Я остановился в бывшем Британском клубе, обладавшим всеми приметами и многими процедурами прежнего имперского величия. Через несколько дней, когда я вышел на веранду к своему утреннему чаю, я увидел на газоне каландара. Он был одет в грубую хлопчатобумажную накидку, с голыми ногами и головой. Его череп был совершенно выбрит. Мне показалось на миг, благодаря ассоциации идей, что этот лысый, с кружкой в руке и посохом сбоку, был сам Акбар Беиг. К несчастью для драматизма этого рассказа, то был не он, и даже не его брат, разве что в невероятнейшем смысле. Он, должно быть, увидел меня примерно в тот же момент. Я помахал ему, чувствуя себя довольно глупо, а он поднял одну руку, описав ею перед тем нечто вроде круга, а затем, без дальнейшего приглашения, встал, поднял свои принадлежности и полез ко мне на балкон. Я подал ему руку, а он отвязал со своего плеча меховой коврик и уселся на него. Я заметил, что бритой была вся его голова: не только затылок, усы и борода, но и брови. Этот каландар, во всяком случае, не выглядел переодетым. А если и так, то он был переодет под каландара.
Я заказал еще чая, скорее чтобы смягчить неловкость официанта, и стал ждать, когда посетитель заговорит. Он улыбнулся, обнажив два ряда очень ровных зубов, и расправил свою голубую накидку. Я начал с того, что спросил, как его здоровье: «Апка мизаджи мубарак кейса хэ?» .Это ему, по-видимому, не слишком понравилось, потому что он сказал в ответ, почти без паузы, низким голосом со странным акцентом, то, что я разобрал как «Ап ап хэ, мизадж хэ, кейса кейса хэ». Это можно приблизительно перевести как «Это зависит от того, что ты понимаешь под «Как твое здоровье?» Буквально это значит: «Ты есть ты, здоровье есть здоровье, как есть как».
В конце концов общение установилось на смеси персидского с английским, с предпочтением первого. Прежде всего, сказал он мне в ответ на мой вопрос, он не будет ничего говорить о себе. Ему не интересно ни то, что я могу сказать о себе, ни то, кто, где и когда меня учил.
- Я пришел сюда сказать кое-что тебе. Я пришел не за тем, чтобы ты проверял меня или судил обо мне. Ты не можешь этого делать, потому что у тебя нет нужного знания.

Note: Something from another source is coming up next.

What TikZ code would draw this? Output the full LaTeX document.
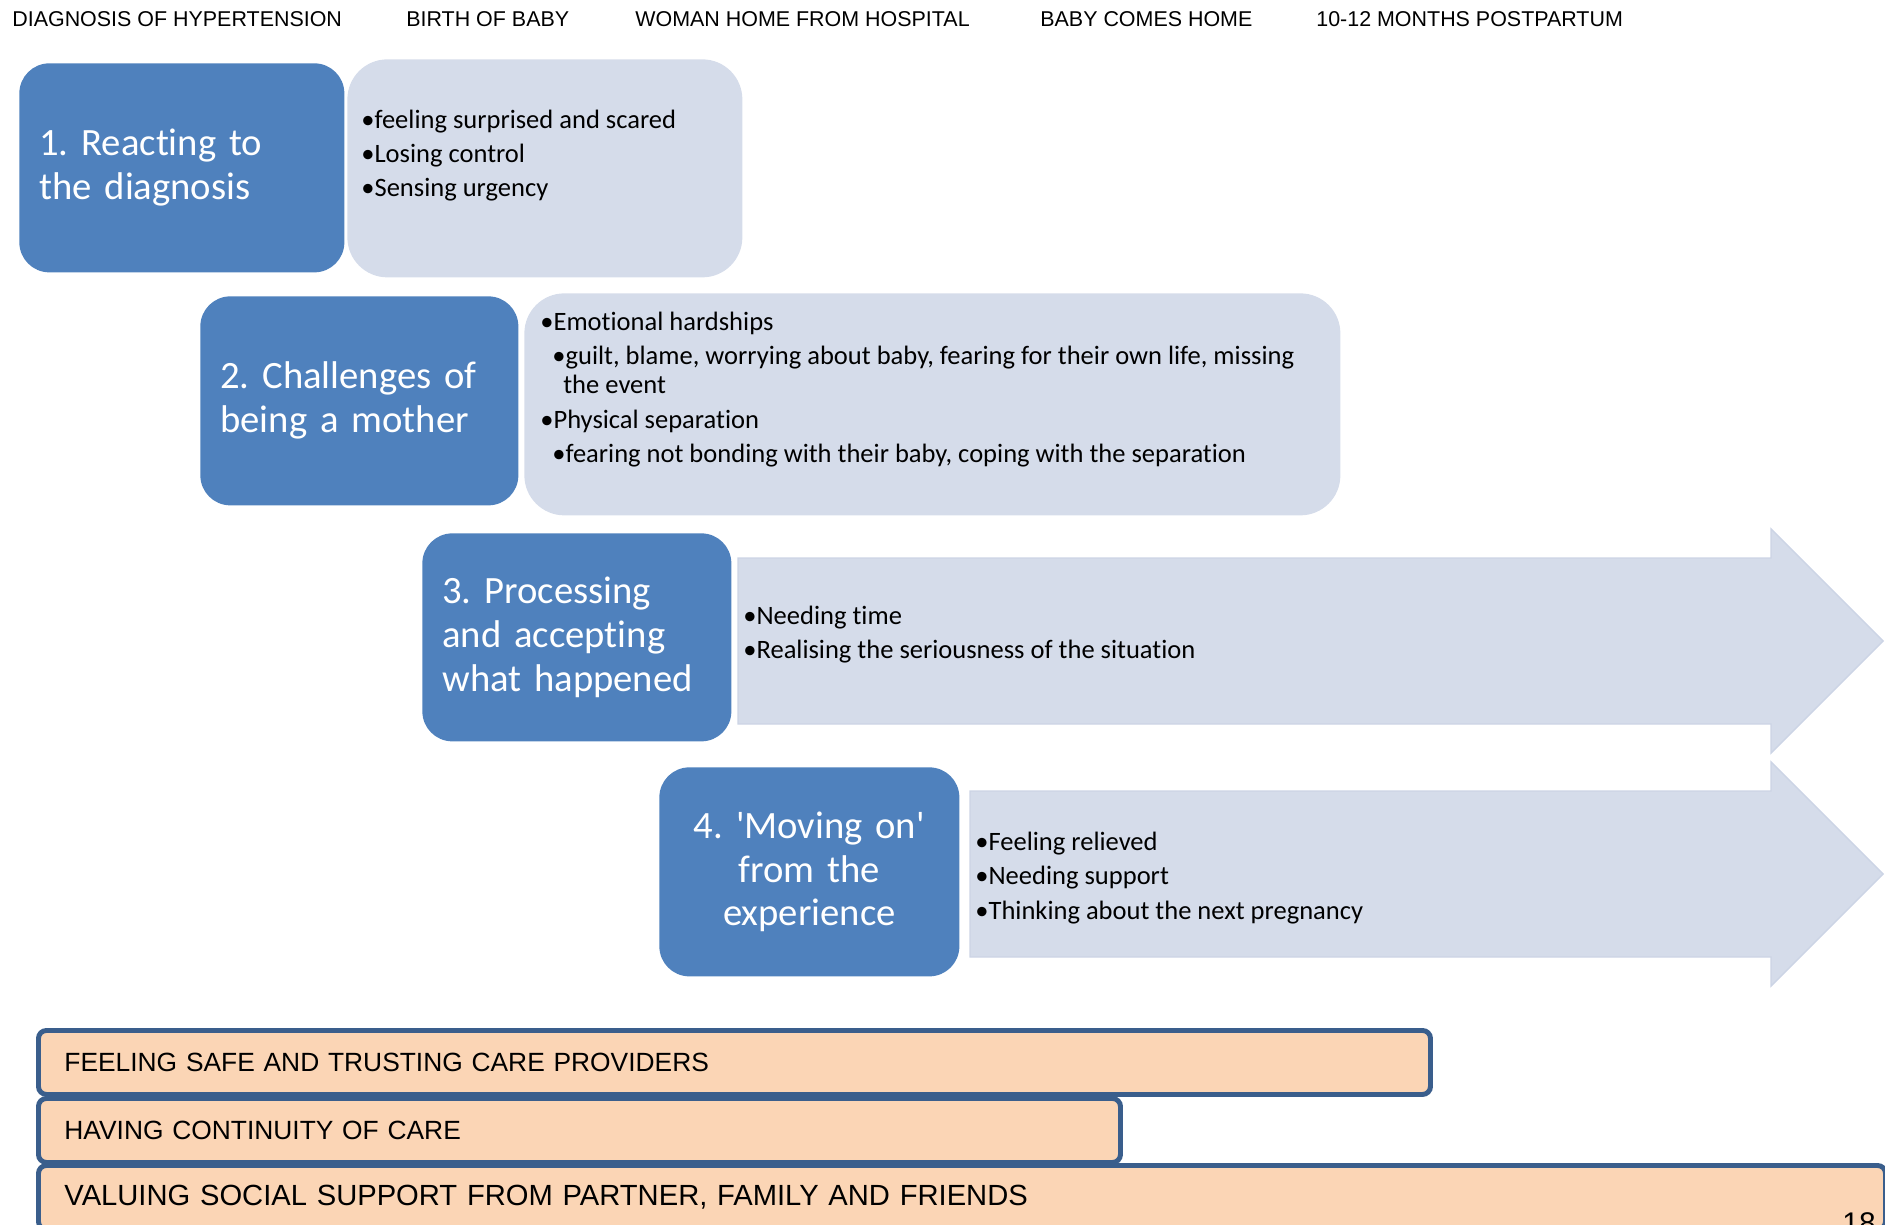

Все это, должен я добавить, было сказано вежливейшим образом и звучало гораздо менее резко для эго, чем это может показаться при чтении.
Очевидно, он слышал, что именно я хотел знать. Он сказал мне, что первоначальное решение основать орден каландаров было принято в Туркестане, что учение было собрано Сейидом (потомком Мухаммада), который прибыл в Дели и научил «работе» некоторых учеников. Каландары не связаны с индусами, которые только тренируют людей, а не учат их. Некоторые индусы более просветленные, но те не учат. Вся йога — род самообмана, и ей легко выучиться. Каландары не учат, находясь в «состоянии каландаризма», а учатся и служат в этот период, совершенствуя себя. Пока он пил большими глотками чай из собственной кружки, я сообразил, как направить разговор на интересующую меня тему. Поняв, что не могу задавать никаких вопросов, я вспомнил, что в общине в Кунджи Заг, где я посещал сессии, мастера можно было спросить или побудить обсудить какую-нибудь тему, просто сказав слово, без какой- либо вопросительной интонации. Другой метод состоял в подавании сигнала рукой, но это было позволено только людям, продвинувшимся на Пути. Поэтому я сказал настолько ровным тоном, насколько возможно: — Инсани Камил («Совершенный Человек»).
Он сразу понял меня и, поставив кружку на пол рядом с собой, ответил:
- Инсани Камил означает того, кто целен, завершен. Мы все стремимся к цельности, но нам нужно сначала научиться, как стремиться. Это твоя проблема. Это на самом деле все, чему учитель когда-либо сможет научить тебя. Когда ты научишься этому, ты будешь на пути превращения в Инсани Камил.